SigNoz is an open-source observability platform native to OpenTelemetry with logs, traces and metrics in a single application. An open-source alternative to DataDog, NewRelic, etc. 🔥 🖥. 👉 Open source Application Performance Monitoring (APM) & Observability tool
https://signoz.io
Other
17.62k stars 1.1k forks source link

Remove the default exists condition for group by keys? #5136

Open srikanthccv opened 1 month ago

srikanthccv commented 1 month ago

Bug description

For every group by clause, we are adding a condition to make sure that the key exists https://github.com/SigNoz/signoz/blob/03838f5fcca33dd35c084f6ad6fad2c722156757/pkg/query-service/app/logs/v3/query_builder.go#L208-L218. This might not be correct in all cases. Say there are two keys service.name and ecs.service.name which are mutually exclusive i.e a log record has either one of them in attributes but not both. If I group by service.name and ecs.service.name it could return no result. Perhaps we should not add key exists condition ourselves and let the user do it if necessary.

nityanandagohain commented 1 month ago

So you are saying that if the user doesn't explicitly use the exists then empty values is fine ?

So are with fine with:- If there I group by service.name. And there are n logs with no service name then count of n will be added to empty service name. So it will be difficult to differentiate between empty service name and logs where service.name doesn't exists.

srikanthccv commented 1 month ago

So it will be difficult to differentiate between empty service name and logs where service.name doesn't exists.

In practice, this doesn't happen where service.name (or any attribute) is deliberately set to empty, and it should be distinguished from the attribute's existence. On occasions when it is important, users will need to add the EXISTS filter.

So you are saying that if the user doesn't explicitly use the exists then empty values is fine ?
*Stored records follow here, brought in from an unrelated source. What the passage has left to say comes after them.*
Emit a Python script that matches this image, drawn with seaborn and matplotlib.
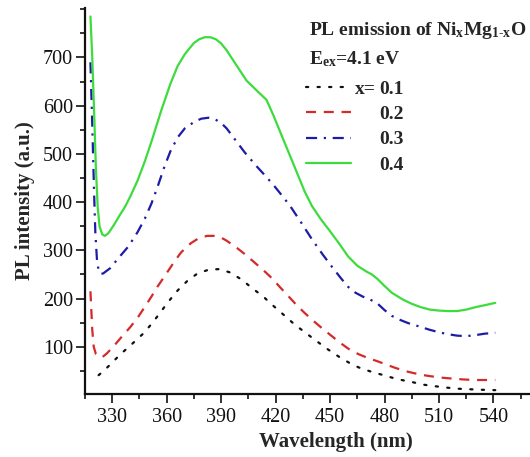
import matplotlib
matplotlib.use("Agg")
import matplotlib.pyplot as plt
import seaborn as sns
import numpy as np

# ---------------- data ----------------
wl_01 = [322.5, 325, 328.9, 334.4, 340.7, 347, 351.6, 356.1, 360.6, 366.1, 371.5, 377, 383.3,
         389, 395, 401.4, 406.9, 413.2, 418.7, 425.1, 430.5, 436.8, 443.2, 448.6, 455, 460.4,
         465.8, 472, 478.5, 484, 489.4, 496, 502, 508, 514.8, 520, 525.7, 532, 538.4, 541]
pl_01 = [41, 49, 63, 84, 105, 127, 147, 169, 192, 217, 237, 252, 260,
         261, 254, 239, 222, 204, 185, 164, 146, 128, 110, 95, 79, 67,
         57, 49, 42, 36, 31, 26, 21, 18, 15, 13, 12, 11, 10, 10]

wl_02 = [318, 318.5, 319, 319.8, 321, 322.5, 324.4, 327, 331, 335.3, 340, 344.3, 348, 351.6,
         355, 358.8, 364.3, 368, 373.4, 378, 382.4, 386, 389.7, 393, 398, 402.4, 408, 413.2,
         418, 422.3, 427, 431.4, 436, 440.4, 446, 451.3, 456, 460.4, 466, 471.3, 476, 480.3,
         486, 493, 500, 505, 511, 517, 524, 530, 541]
pl_02 = [215, 175, 135, 100, 85, 80, 78, 86, 102, 121, 141, 162, 183, 204,
         225, 246, 277, 296, 315, 326, 330, 330, 327, 320, 307, 294, 276, 259,
         242, 224, 205, 187, 170, 155, 137, 121, 107, 95, 84, 76, 70, 64,
         56, 48, 42, 39, 36, 34, 32, 31, 31]

wl_03 = [318, 319, 320, 320.7, 321.6, 322.5, 323.5, 325, 328.9, 333, 338.9, 344, 348, 351.6,
         355, 358.8, 362, 366, 370, 375, 379, 383, 387, 390, 393, 397, 403, 409.6, 414,
         418.7, 423, 428, 434, 440, 446, 451, 456, 460, 464, 468, 472, 476, 480, 484, 489,
         493, 500, 505, 510, 515, 520, 525, 530, 535, 541]
pl_03 = [690, 560, 420, 336, 280, 258, 251, 252, 263, 282, 308, 338, 366, 397,
         432, 474, 505, 534, 553, 566, 573, 575, 571, 564, 553, 533, 503, 474, 456,
         436, 416, 392, 358, 323, 291, 266, 242, 224, 212, 204, 198, 190, 176, 164, 155,
         149, 141, 135, 130, 126, 123, 122, 124, 127, 129]

wl_04 = [318, 319, 320, 321, 322, 323, 324.5, 326, 328, 331, 334, 337, 340, 344, 348, 352,
         357, 362, 366, 370, 375, 378, 381, 384, 387, 390, 393, 397, 404, 410, 415, 419,
         424, 431, 436, 440, 445, 449.5, 455, 460, 465, 470, 473, 476, 480, 484, 490, 495,
         500, 505, 510, 515, 520, 525, 530, 535, 541]
pl_04 = [785, 700, 590, 470, 390, 350, 333, 330, 336, 353, 372, 390, 412, 445, 485, 530,
         590, 645, 682, 707, 730, 738, 742, 742, 738, 729, 715, 692, 652, 630, 612, 578,
         532, 468, 422, 392, 364, 342, 314, 287, 268, 256, 250, 241, 226, 212, 198, 189,
         182, 177, 175, 174, 174, 177, 182, 186, 191]

series_labels = ["0.1", "0.2", "0.3", "0.4"]
series_colors = ["#111111", "#d42a2a", "#1c1ca6", "#3ddc3d"]
series_styles = [(0, (1, 4.2)), (0, (4.5, 3.5)), (0, (5, 3, 1, 3)), "-"]

x_ticks = [330, 360, 390, 420, 450, 480, 510, 540, 570]
y_ticks = [100, 200, 300, 400, 500, 600, 700]

# ---------------- style ----------------
sns.set_style("ticks")
plt.rcParams["font.family"] = ["Liberation Serif", "DejaVu Serif"]
plt.rcParams["mathtext.fontset"] = "custom"
plt.rcParams["mathtext.rm"] = "Liberation Serif:bold"
plt.rcParams["mathtext.it"] = "Liberation Serif:bold"
plt.rcParams["mathtext.bf"] = "Liberation Serif:bold"

W, H = 530, 457
fig = plt.figure(figsize=(W / 100, H / 100), dpi=100)
ax = fig.add_axes([85 / W, 1 - 393.5 / H, (557 - 85) / W, (393.5 - 8.3) / H])

xs = [wl_01, wl_02, wl_03, wl_04]
ys = [pl_01, pl_02, pl_03, pl_04]
for x, y, lab, c, ls in zip(xs, ys, series_labels, series_colors, series_styles):
    sns.lineplot(x=x, y=y, ax=ax, color=c, linestyle=ls, linewidth=1.6,
                 estimator=None, sort=False, label=lab, legend=False)
lines = ax.get_lines()
for ln in lines:
    ln.set_solid_joinstyle("round")
    ln.set_dash_joinstyle("round")
lines[0].set_dash_capstyle("round")

ax.set_xlim(318, 575)
ax.set_ylim(3, 802)
ax.set_xticks(x_ticks)
ax.set_yticks(y_ticks)
ax.set_xticks(np.arange(315, 576, 15), minor=True)
ax.set_yticks(np.arange(50, 801, 50), minor=True)
for s in ["top", "right"]:
    ax.spines[s].set_visible(False)
for s in ["left", "bottom"]:
    ax.spines[s].set_linewidth(1.6)
    ax.spines[s].set_color("#111111")
ax.tick_params(axis="both", which="major", direction="out", length=6.5, width=1.2,
               labelsize=14.5, colors="#111111")
ax.tick_params(axis="both", which="minor", direction="out", length=3.5, width=1.2,
               colors="#111111")
ax.tick_params(axis="x", which="major", pad=4)
ax.tick_params(axis="y", which="major", pad=2)

ax.set_xlabel("Wavelength (nm)", fontsize=15, fontweight="bold")
ax.set_ylabel("PL intensity (a.u.)", fontsize=15, fontweight="bold", labelpad=6)
ax.xaxis.set_label_coords((335.5 - 85) / (557 - 85), -(432 - 393.5) / (393.5 - 8.3))

# title / annotation texts
fig.text(309 / W, 1 - 35 / H,
         "PL emission of Ni$_\\mathregular{x}$Mg$_\\mathregular{1\\text{-}x}$O",
         fontsize=14, fontweight="bold", ha="left", va="baseline")
fig.text(309 / W, 1 - 64 / H, "E$_\\mathregular{ex}$=4.1 eV",
         fontsize=14, fontweight="bold", ha="left", va="baseline")

leg = ax.legend(lines, series_labels, loc="upper left",
                bbox_to_anchor=(306 / W, 1 - 80 / H), bbox_transform=fig.transFigure,
                frameon=False, prop={"weight": "bold", "size": 14},
                handlelength=2.3, handletextpad=1.45, labelspacing=0.4, borderpad=0,
                borderaxespad=0)
fig.canvas.draw()
t0 = leg.get_texts()[0]
bb = t0.get_window_extent()
fig.text(355 / W, (bb.y0 + bb.y1) / 2 / H, "x=", fontsize=14, fontweight="bold",
         ha="left", va="center")

fig.savefig("out.png", dpi=100)
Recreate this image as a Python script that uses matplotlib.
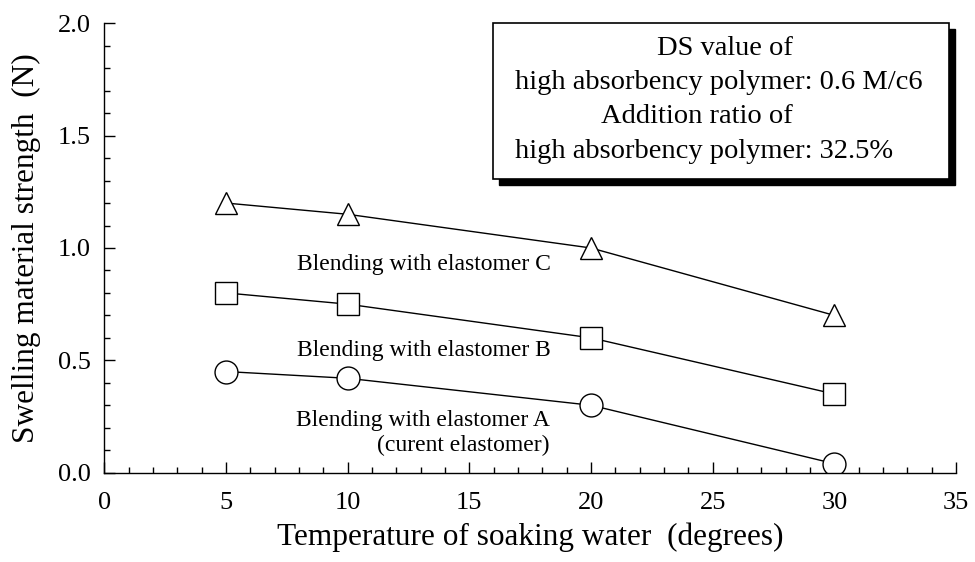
import matplotlib
matplotlib.use("Agg")
import matplotlib.pyplot as plt
from matplotlib.patches import Rectangle
from matplotlib.ticker import MultipleLocator, FormatStrFormatter

plt.rcParams['font.family'] = ['Liberation Serif', 'DejaVu Serif']

temps = [5, 10, 20, 30]
strength_c = [1.2, 1.15, 1.0, 0.7]
strength_b = [0.8, 0.75, 0.6, 0.35]
strength_a = [0.45, 0.42, 0.3, 0.04]

label_c = "Blending with elastomer C"
label_b = "Blending with elastomer B"
label_a = "Blending with elastomer A\n(curent elastomer)"
xlabel = "Temperature of soaking water  (degrees)"
ylabel = "Swelling material strength  (N)"
box_lines = ["DS value of", "high absorbency polymer: 0.6 M/c6",
             "Addition ratio of", "high absorbency polymer: 32.5%"]

fig = plt.figure(figsize=(9.75, 5.62), dpi=100)
ax = fig.add_axes([0.107, 0.159, 0.8735, 0.7995])

mk = dict(color='black', linewidth=1.0, markerfacecolor='white',
          markeredgecolor='black', markeredgewidth=1.0, markersize=16.5)
ax.plot(temps, strength_c, marker='^', **mk)
ax.plot(temps, strength_b, marker='s', **mk)
ax.plot(temps, strength_a, marker='o', **mk)

ax.set_xlim(0, 35)
ax.set_ylim(0, 2.0)
ax.xaxis.set_major_locator(MultipleLocator(5))
ax.xaxis.set_minor_locator(MultipleLocator(1))
ax.yaxis.set_major_locator(MultipleLocator(0.5))
ax.yaxis.set_minor_locator(MultipleLocator(0.1))
ax.yaxis.set_major_formatter(FormatStrFormatter('%.1f'))
ax.spines['top'].set_visible(False)
ax.spines['right'].set_visible(False)
ax.spines['left'].set_linewidth(1.0)
ax.spines['bottom'].set_linewidth(1.0)
ax.tick_params(which='both', direction='in', labelsize=19, width=1.0)
ax.tick_params(which='major', length=8)
ax.tick_params(which='minor', length=4.3)
ax.tick_params(axis='x', which='major', pad=14)
ax.tick_params(axis='y', which='major', pad=10)

ax.set_xlabel(xlabel, fontsize=22.5, labelpad=6)
ax.set_ylabel(ylabel, fontsize=22.5, labelpad=12)

ax.text(7.90, 0.902, label_c, fontsize=17, ha='left', va='baseline')
ax.text(7.90, 0.519, label_b, fontsize=17, ha='left', va='baseline')
ax.text(18.30, 0.098, label_a, fontsize=17, ha='right', va='baseline',
        multialignment='right', linespacing=1.22)

# annotation box with drop shadow
bx0, bx1, by0, by1 = 15.96, 34.73, 1.307, 2.0
shadow = Rectangle((bx0 + 0.246, by0 - 0.027), bx1 - bx0, by1 - by0,
                   facecolor='black', edgecolor='black', clip_on=False, zorder=3)
box = Rectangle((bx0, by0), bx1 - bx0, by1 - by0,
                facecolor='white', edgecolor='black', linewidth=1.2,
                clip_on=False, zorder=4)
ax.add_patch(shadow)
ax.add_patch(box)
ax.text(28.3, 1.859, box_lines[0], fontsize=20.5, ha='right', va='baseline', zorder=5)
ax.text(16.87, 1.707, box_lines[1], fontsize=20.5, ha='left', va='baseline', zorder=5)
ax.text(28.3, 1.555, box_lines[2], fontsize=20.5, ha='right', va='baseline', zorder=5)
ax.text(16.87, 1.399, box_lines[3], fontsize=20.5, ha='left', va='baseline', zorder=5)

fig.savefig("out.png", dpi=100)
The current result doesn't display anything and just discards the data, as we observed when trying to group by service.name (the total of each value in the group by doesn't match the total number of log lines). Therefore, showing an empty result is accurate and preferable.

srikanthccv commented 5 days ago

This should be fixed otherwise the charts are just lying.

nityanandagohain commented 2 days ago

sure prioritising this

srikanthccv commented 1 day ago

So it will be difficult to differentiate between empty service name and logs where service.name doesn't exists.

In practice, this doesn't happen where service.name (or any attribute) is deliberately set to empty, and it should be distinguished from the attribute's existence. On occasions when it is important, users will need to add the EXISTS filter.

This is a lazy assumption to make for any data type specifically expecting users to add the filter.